Mechanical stress induced by the polymerisation of an active gel near a surface

Abstract

Actin flow in the cortical cytoskeleton underneath the cell membrane generates mechanical stresses that shape the cell surface. We study this mechanism using an hydrodynamic model of a compressible active gel polymerising at the membrane and undergoing turnover. We determine how actin flow, density relaxation and friction of actin with the membrane generate stress on a corrugated membrane at the linear order in deformation. Analytical solutions in limiting regimes, combined with finite element methods in the general case, provide a map of normal and tangential stresses as functions of compressibility, interfacial friction and actin turnover, and determine the conditions under which actin polymerisation can render the membrane linearly unstable. The non-linear regime is also briefly discussed.

Figures (8)

• Figure 1: Viscous, compressible actin gel polymerizing on a wavy membrane. Actin polymerizes at a speed at $v_p$ at the membrane and depolymerises at a rate $k_d$ throughout the layer, resulting in an actin density $\rho$ decaying away from the membrane. This sets the layer thickness $h$.

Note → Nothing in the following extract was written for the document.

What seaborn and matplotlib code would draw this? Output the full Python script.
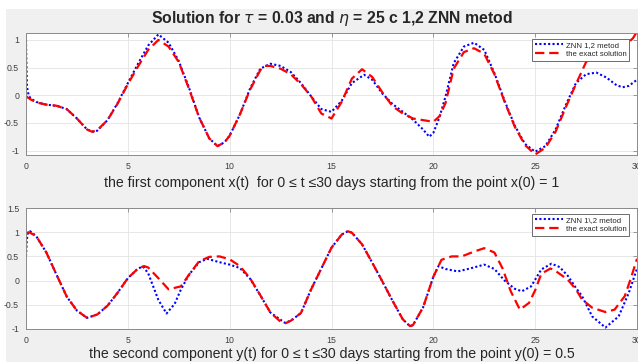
import numpy as np
import pandas as pd
import matplotlib
matplotlib.use("Agg")
import matplotlib.pyplot as plt
from matplotlib.patches import Rectangle
import seaborn as sns

# -----------------------------------------------------------
# DATA
# -----------------------------------------------------------
# first component x(t): ZNN 1,2 method
t_znn_x = [0, 0.02, 0.05, 0.1, 0.15, 0.25, 0.5, 1.0, 1.5, 2.0, 2.5, 3.0, 3.3, 3.5,
           4.0, 4.5, 5.0, 5.5, 6.0, 6.5, 7.0, 7.5, 8.0, 8.5, 9.0, 9.4, 9.75, 10.0,
           10.5, 11.0, 11.5, 12.0, 12.5, 13.0, 13.5, 14.0, 14.5, 15.0, 15.5, 16.0,
           16.6, 17.0, 17.5, 18.0, 18.5, 19.0, 19.5, 19.8, 20.0, 20.3, 20.6, 21.0,
           21.5, 22.0, 22.5, 23.0, 23.5, 24.0, 24.5, 25.0, 25.5, 26.0, 26.5, 27.0,
           27.5, 28.0, 28.5, 29.0, 29.3, 29.6, 30.0]
x_znn = [1.0, 0.55, 0.15, 0.05, -0.02, -0.06, -0.12, -0.17, -0.19, -0.25, -0.42,
         -0.62, -0.66, -0.64, -0.45, -0.14, 0.22, 0.57, 0.90, 1.10, 0.95, 0.62,
         0.14, -0.40, -0.78, -0.92, -0.85, -0.73, -0.35, 0.12, 0.48, 0.57, 0.53,
         0.42, 0.22, -0.02, -0.25, -0.30, -0.10, 0.22, 0.37, 0.28, 0.03, -0.16,
         -0.30, -0.44, -0.62, -0.75, -0.68, -0.40, -0.02, 0.58, 0.88, 0.95, 0.82,
         0.40, -0.10, -0.55, -0.88, -1.02, -0.92, -0.62, -0.18, 0.22, 0.38, 0.41,
         0.32, 0.18, 0.145, 0.17, 0.28]

# first component x(t): exact solution
t_ex_x = [0, 0.25, 0.5, 1.0, 1.5, 2.0, 2.5, 3.0, 3.25, 3.5, 4.0, 4.5, 5.0, 5.5,
          6.0, 6.5, 7.0, 7.5, 8.0, 8.5, 9.0, 9.4, 9.75, 10.0, 10.5, 11.0, 11.5,
          11.7, 12.0, 12.5, 13.0, 13.5, 14.0, 14.5, 15.0, 15.5, 16.0, 16.5, 17.0,
          17.5, 18.0, 18.5, 19.0, 19.5, 20.0, 20.3, 20.6, 21.0, 21.5, 22.0, 22.5,
          23.0, 23.5, 24.0, 24.5, 25.0, 25.5, 26.0, 26.5, 27.0, 27.5, 28.0, 28.5,
          29.0, 29.5, 29.8, 30.0]
x_exact = [-0.02, -0.08, -0.13, -0.17, -0.19, -0.25, -0.42, -0.62, -0.66, -0.63,
           -0.45, -0.15, 0.20, 0.52, 0.82, 1.0, 0.88, 0.60, 0.12, -0.40, -0.78,
           -0.92, -0.85, -0.73, -0.35, 0.10, 0.45, 0.53, 0.53, 0.48, 0.38, 0.20,
           -0.02, -0.33, -0.42, -0.12, 0.30, 0.47, 0.33, 0.05, -0.20, -0.33, -0.42,
           -0.45, -0.48, -0.38, -0.14, 0.48, 0.78, 0.85, 0.75, 0.38, -0.12, -0.57,
           -0.90, -1.07, -0.95, -0.66, -0.22, 0.20, 0.60, 0.75, 0.80, 0.85, 0.93,
           1.03, 1.15]

# second component y(t): ZNN 1\,2 method
t_znn_y = [0, 0.04, 0.1, 0.2, 0.5, 1.0, 1.5, 2.0, 2.5, 3.0, 3.5, 4.0, 4.5, 5.0,
           5.5, 5.75, 6.0, 6.5, 6.9, 7.3, 7.6, 8.0, 8.5, 8.9, 9.5, 10.0, 10.5,
           11.0, 11.5, 12.0, 12.7, 13.0, 13.5, 14.0, 14.5, 15.0, 15.5, 15.8, 16.0,
           16.5, 17.0, 17.5, 18.0, 18.5, 18.85, 19.0, 19.5, 20.0, 20.25, 20.6,
           21.2, 21.8, 22.5, 23.0, 23.5, 24.0, 24.35, 24.8, 25.3, 25.8, 26.2, 26.6,
           27.0, 27.3, 27.8, 28.45, 29.1, 29.6, 30.0]
y_znn = [0.5, 0.85, 1.0, 1.02, 0.92, 0.58, 0.12, -0.33, -0.62, -0.77, -0.70,
         -0.52, -0.25, 0.05, 0.25, 0.29, 0.15, -0.40, -0.68, -0.48, -0.19, 0.12,
         0.38, 0.45, 0.38, 0.33, 0.26, 0.04, -0.30, -0.66, -0.87, -0.83, -0.67,
         -0.18, 0.25, 0.68, 0.95, 1.02, 0.99, 0.75, 0.37, -0.02, -0.42, -0.80,
         -0.94, -0.92, -0.55, 0.08, 0.30, 0.24, 0.19, 0.25, 0.33, 0.24, 0.0,
         -0.17, -0.22, -0.12, 0.23, 0.35, 0.28, 0.10, -0.15, -0.32, -0.74, -0.97,
         -0.74, -0.25, 0.25]

# second component y(t): exact solution
t_ex_y = [0, 0.15, 0.5, 1.0, 1.5, 2.0, 2.5, 3.0, 3.5, 4.0, 4.5, 5.0, 5.5, 5.8,
          6.0, 6.5, 7.0, 7.6, 8.0, 8.5, 9.0, 9.5, 10.0, 10.5, 11.0, 11.5, 12.0,
          12.5, 12.75, 13.0, 13.5, 14.0, 14.5, 15.0, 15.5, 15.8, 16.0, 16.5, 17.0,
          17.5, 18.0, 18.5, 18.85, 19.0, 19.5, 20.0, 20.4, 20.9, 21.4, 22.0, 22.5,
          23.0, 23.4, 23.8, 24.25, 24.7, 25.0, 25.3, 25.75, 26.0, 26.6, 27.0,
          27.3, 27.8, 28.45, 28.9, 29.4, 29.7, 30.0]
y_exact = [0.98, 1.0, 0.92, 0.58, 0.12, -0.33, -0.62, -0.77, -0.70, -0.52, -0.25,
           0.05, 0.25, 0.30, 0.27, 0.05, -0.18, -0.12, 0.12, 0.40, 0.49, 0.50,
           0.44, 0.30, 0.05, -0.30, -0.66, -0.85, -0.88, -0.83, -0.67, -0.18, 0.25,
           0.68, 0.95, 1.02, 0.99, 0.75, 0.37, -0.02, -0.42, -0.80, -0.94, -0.92,
           -0.55, 0.08, 0.43, 0.50, 0.50, 0.60, 0.67, 0.58, 0.25, -0.22, -0.60,
           -0.46, -0.20, 0.14, 0.25, 0.20, 0.02, -0.18, -0.39, -0.56, -0.65, -0.60,
           -0.32, 0.05, 0.45]

# -----------------------------------------------------------
# STYLE
# -----------------------------------------------------------
sns.set_style("whitegrid")
plt.rcParams["font.family"] = ["Liberation Sans", "DejaVu Sans"]

W, H = 638, 362
fig = plt.figure(figsize=(W / 100, H / 100), dpi=100, facecolor="white")
fig.add_artist(Rectangle((6 / W, 0), 1, 1 - 9 / H, transform=fig.transFigure,
                         facecolor="#f0f0f0", edgecolor="none", zorder=-10))

ax1 = fig.add_axes([26 / W, (H - 155) / H, 611 / W, 121.7 / H])
ax2 = fig.add_axes([26 / W, (H - 329) / H, 611 / W, 121 / H])


def draw(ax, t_z, v_z, t_e, v_e, znn_label, ylim, yticks, leg_top):
    sns.lineplot(x=t_z, y=v_z, ax=ax, color="#0000ff", linestyle=(0, (1, 1.1)),
                 linewidth=1.5, label=znn_label)
    sns.lineplot(x=t_e, y=v_e, ax=ax, color="#ff0000", linestyle=(0, (4.2, 2.2)),
                 linewidth=1.6, label="the exact solution")
    ax.set_xlim(0, 30)
    ax.set_ylim(*ylim)
    ax.set_xticks([0, 5, 10, 15, 20, 25, 30])
    ax.set_yticks(yticks)
    ax.set_yticklabels([f"{v:g}" for v in yticks])
    ax.set_facecolor("white")
    ax.grid(True, color="#e3e3e3", linewidth=0.6)
    for s in ax.spines.values():
        s.set_color("#8a8a8a")
        s.set_linewidth(0.7)
    ax.tick_params(direction="in", length=3, width=0.6, color="#8a8a8a",
                   labelsize=6.3, labelcolor="#404040", pad=5,
                   top=True, right=True)
    ax.set_ylabel("")
    leg = ax.legend(loc="upper right", bbox_to_anchor=(629 / W, 1 - leg_top / H),
                    bbox_transform=fig.transFigure, fontsize=5.6, frameon=True,
                    fancybox=False, framealpha=1, edgecolor="#555555",
                    handlelength=3.6, handletextpad=0.3, borderpad=0.35,
                    labelspacing=0.2, borderaxespad=0)
    leg.get_frame().set_linewidth(0.6)


draw(ax1, t_znn_x, x_znn, t_ex_x, x_exact, "ZNN 1,2 metod",
     (-1.08, 1.12), [-1, -0.5, 0, 0.5, 1], 39)
draw(ax2, t_znn_y, y_znn, t_ex_y, y_exact, "ZNN 1\\,2 metod",
     (-1, 1.5), [-1, -0.5, 0, 0.5, 1, 1.5], 214)

ax1.set_xlabel("the first component x(t)  for 0 \u2264 t \u226430 days starting from the point x(0) = 1",
               fontsize=10.2, labelpad=4)
ax2.set_xlabel("the second component y(t) for 0 \u2264 t \u226430 days starting from the point y(0) = 0.5",
               fontsize=10.2, labelpad=1.5)

fig.text(331.5 / W, 1 - 19 / H,
         r"Solution for $\tau$ = 0.03 and $\eta$ = 25 c 1,2 ZNN metod",
         ha="center", va="center", fontsize=11.3, fontweight="bold")

fig.savefig("out.png", dpi=100, facecolor=fig.get_facecolor())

• Figure 2: Log-log plot of the normal stress for $\delta v_{p,q}=0$ as a function of the dimensionless wavenumber $\bar{q}=qh_0$, in the high gel-memrbane friction limit ($\bar{\xi}=10$). In the incompressible limit (Eq. \ref{['stress_incompressible']}, black), the stress exhibits two regimes controlled by the nondimensional parameter $q h_0$: a long wavelength scaling, $\sigma_{nn, q}/2\eta k_d \sim (qh_0)^2$ for $q h_0 \ll 1$ and a short wavelength scaling, $\sigma_{nn, q}/2\eta k_d \sim qh_0$ for $qh_0 \gg 1$. The crossover is highlighted by the black vertical dashed line $\bar{q} =1$. In the fully compressible limit (Eq. \ref{['scaling_compressible_linear']}, grey), an additional friction controlled scale enters, $\bar{\xi} = \xi h_0 / \eta$. As a result the curve follows the same scaling as the incompressible case, but now $q h_0$ crosses another threshold marked at $\bar{q} = 3 \bar{\xi} /4$. Dots are the results of FEM numerics (Appendix \ref{['appendix-fem']}) in both cases.

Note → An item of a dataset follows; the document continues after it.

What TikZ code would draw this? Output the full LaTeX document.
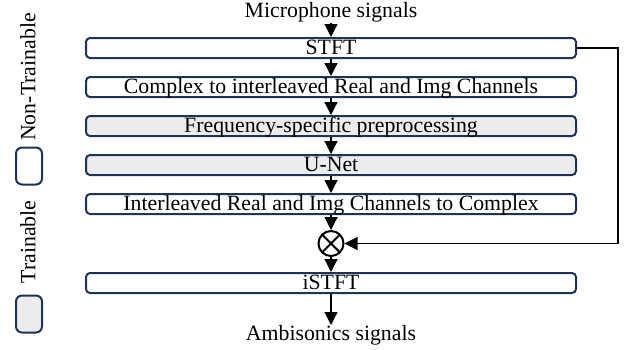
\documentclass[tikz,border=0pt]{standalone}
\usepackage{fontspec}
\setmainfont{Liberation Serif}
\usetikzlibrary{arrows.meta, positioning}

\definecolor{boxblue}{RGB}{31,50,88}
\definecolor{boxgray}{RGB}{236,236,236}

\begin{document}
\begin{tikzpicture}[
        x=0.5pt, y=-0.5pt,
        font=\fontsize{10.9}{13}\selectfont,
        node distance=8.5pt,
        box/.style={rectangle, draw=boxblue, line width=1pt, rounded corners=2pt, minimum width=245pt, minimum height=10pt, inner sep=0pt, text height=8pt, text depth=2pt, align=center},
        trainbox/.style={box, fill=boxgray},
        legendbox/.style={rectangle, draw=boxblue, line width=1pt, rounded corners=3pt, minimum width=13pt, minimum height=18.5pt, inner sep=0pt},
        label/.style={inner sep=0pt},
        mult/.style={circle, draw, line width=1pt, minimum size=12.5pt, inner sep=0pt,
            path picture={\draw[line width=1pt] (path picture bounding box.north west) -- (path picture bounding box.south east)
                (path picture bounding box.north east) -- (path picture bounding box.south west);}},
        >={Triangle[length=6.5pt, width=6.5pt]}, line width=0.6pt
    ]

    \useasboundingbox (0,0) rectangle (624,349);

    % Processing chain
    \node[box] (stft) at (331,48) {STFT};
    \node[box, below=of stft] (cplx) {Complex to interleaved Real and Img Channels};
    \node[trainbox, below=of cplx] (freq) {Frequency-specific preprocessing};
    \node[trainbox, below=of freq] (unet) {U-Net};
    \node[box, below=of unet] (icplx) {Interleaved Real and Img Channels to Complex};
    \node[mult, below=7.5pt of icplx] (mult) {};
    \node[box, below=7.5pt of mult] (istft) {iSTFT};

    % Input and output signals
    \node[label, above=7pt of stft] (mic) {Microphone signals};
    \node[label, below=15.5pt of istft] (amb) {Ambisonics signals};

    % Legend
    \node[label, rotate=90] (nontxt) at (28,77) {Non-Trainable};
    \node[legendbox] (nonbox) at (29,166) {};
    \node[label, rotate=90] (trtxt) at (28,242) {Trainable};
    \node[legendbox, fill=boxgray] (trbox) at (29,314) {};

    % Arrows along the chain
    \draw[->] (mic) -- (stft);
    \draw[->] (stft) -- (cplx);
    \draw[->] (cplx) -- (freq);
    \draw[->] (freq) -- (unet);
    \draw[->] (unet) -- (icplx);
    \draw[->] (icplx) -- (mult);
    \draw[->] (mult) -- (istft);
    \draw[->] (istft) -- (amb);

    % Skip connection from STFT to the product
    \draw[->] (stft.east) -- ++(20.5pt,0) |- (mult.east);

\end{tikzpicture}
\end{document}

• Figure 3: Comparison of FEM and analytical predicted stress tensor component $\sigma_{zz}(z)$ (corresponding to $\sigma_{nn}$, Eq.\ref{['normal_stress_friction']}, at the linear level) along the slice (black line) located at a minimum on the membrane deformation ($qx=\pi$). We find near perfect agreement between the simulations and analytics. The parameters are chosen as $\ \bar{\chi} =0,\ \bar{\rho}_0 =1,\ \bar{\xi} =20, \bar{q} =\pi$. Numerical stability is ensured by adding a small diffusive contribution to the transport equations (see Appendix \ref{['appendix-fem']}) with $D=0.01$. All parameters are non-dimensional.

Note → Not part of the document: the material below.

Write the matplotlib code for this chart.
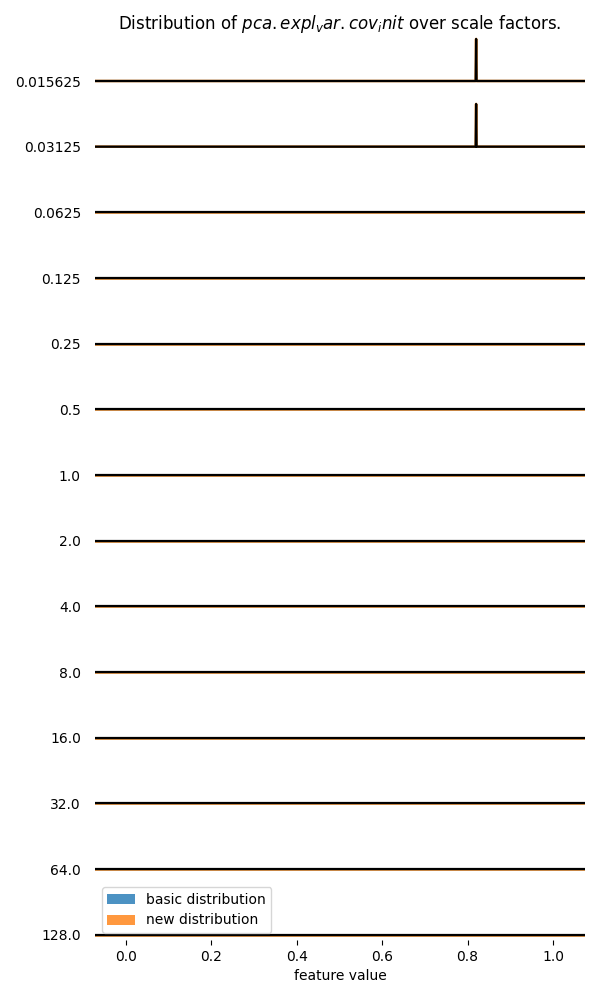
import numpy as np
import matplotlib
matplotlib.use('Agg')
import matplotlib.pyplot as plt

# scale factors shown on the y axis (top to bottom)
scale_factors = ['0.015625', '0.03125', '0.0625', '0.125', '0.25', '0.5', '1.0',
                 '2.0', '4.0', '8.0', '16.0', '32.0', '64.0', '128.0']
# feature value where the distribution collapses, and height of its peak per row
spike_x = 0.82
basic_peak = [0.64, 0.65, 0, 0, 0, 0, 0, 0, 0, 0, 0, 0, 0, 0]
new_peak = [0.64, 0.65, 0, 0, 0, 0, 0, 0, 0, 0, 0, 0, 0, 0]
x_grid = [-0.073, spike_x - 0.001, spike_x, spike_x + 0.001, 1.075]


def main():
    fig = plt.figure(figsize=(6, 10), dpi=100)
    ax = fig.add_axes([0.158, 0.06, 0.817, 0.903])

    for i, sf in enumerate(scale_factors):
        base = -i
        yb = [base, base, base + basic_peak[i], base, base]
        yn = [base, base, base + new_peak[i], base, base]
        ax.fill_between(x_grid, base, yb, color='#1f77b4', alpha=0.8, lw=0,
                        label='basic distribution' if i == 0 else None)
        ax.fill_between(x_grid, base, yn, color='#ff7f0e', alpha=0.8, lw=0,
                        label='new distribution' if i == 0 else None)
        ax.plot(x_grid, yn, color='#d9822b', lw=1.9)
        ax.plot(x_grid, yb, color='black', lw=1.6)

    ax.set_xlim(-0.073, 1.075)
    ax.set_ylim(-13.08, 0.67)
    ax.set_yticks(-np.arange(len(scale_factors)))
    ax.set_yticklabels(scale_factors)
    ax.tick_params(axis='y', length=0, pad=10, labelsize=10)
    ax.tick_params(axis='x', labelsize=10)
    ax.set_xticks([0.0, 0.2, 0.4, 0.6, 0.8, 1.0])
    for s in ax.spines.values():
        s.set_visible(False)
    ax.set_xlabel('feature value', fontsize=10)
    ax.set_title('Distribution of $pca.expl_var.cov_init$ over scale factors.',
                 fontsize=12)
    ax.legend(loc='lower left', fontsize=10)
    fig.savefig('out.png')


if __name__ == '__main__':
    main()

• Figure 4: Stress distribution on the membrane as a function of friction $\xi$ and compressibility $\chi$. The color scale indicates the magnitude of the stress variation over the phase space. The dimensionless compressibility is $\bar{\chi}=\chi/(2\eta k_d)$ and the dimensionless friction is $\bar{\xi} = \xi h_0/\eta$. The two side plots show the stress as a function of the friction for different values of the compressibility, $\bar{\chi}=[0,1,20]$, and the stress as a function of the compressibility for different friction parameters, $\bar{\xi} =[0,5,20]$. Dashed lines are provided purely to guide the eye between data points. Parameters: $\bar{u}_0=0.01, h_0q=\pi.$
• Figure 5: Total stress (gel contribution and membrane restoring forces) for a fully compressible gel ($\chi=0$, \ref{['sigmatot']}) in the absence of actin-membrane friction ($\xi=0$). The stress is shown as a function of $q \lambda$ where $\lambda=\sqrt{\kappa/\gamma}$ is the membrane characteristic length, for increasing values of the curvature-polymerisation coupling strength $\bar{\alpha}=\alpha \eta/(\gamma \lambda) = [0\ \rm{(light\ grey)}, 2\ \rm{(grey)}, 3\ \rm{(black)}]$. The membrane is linearly unstable when the total stress is negative.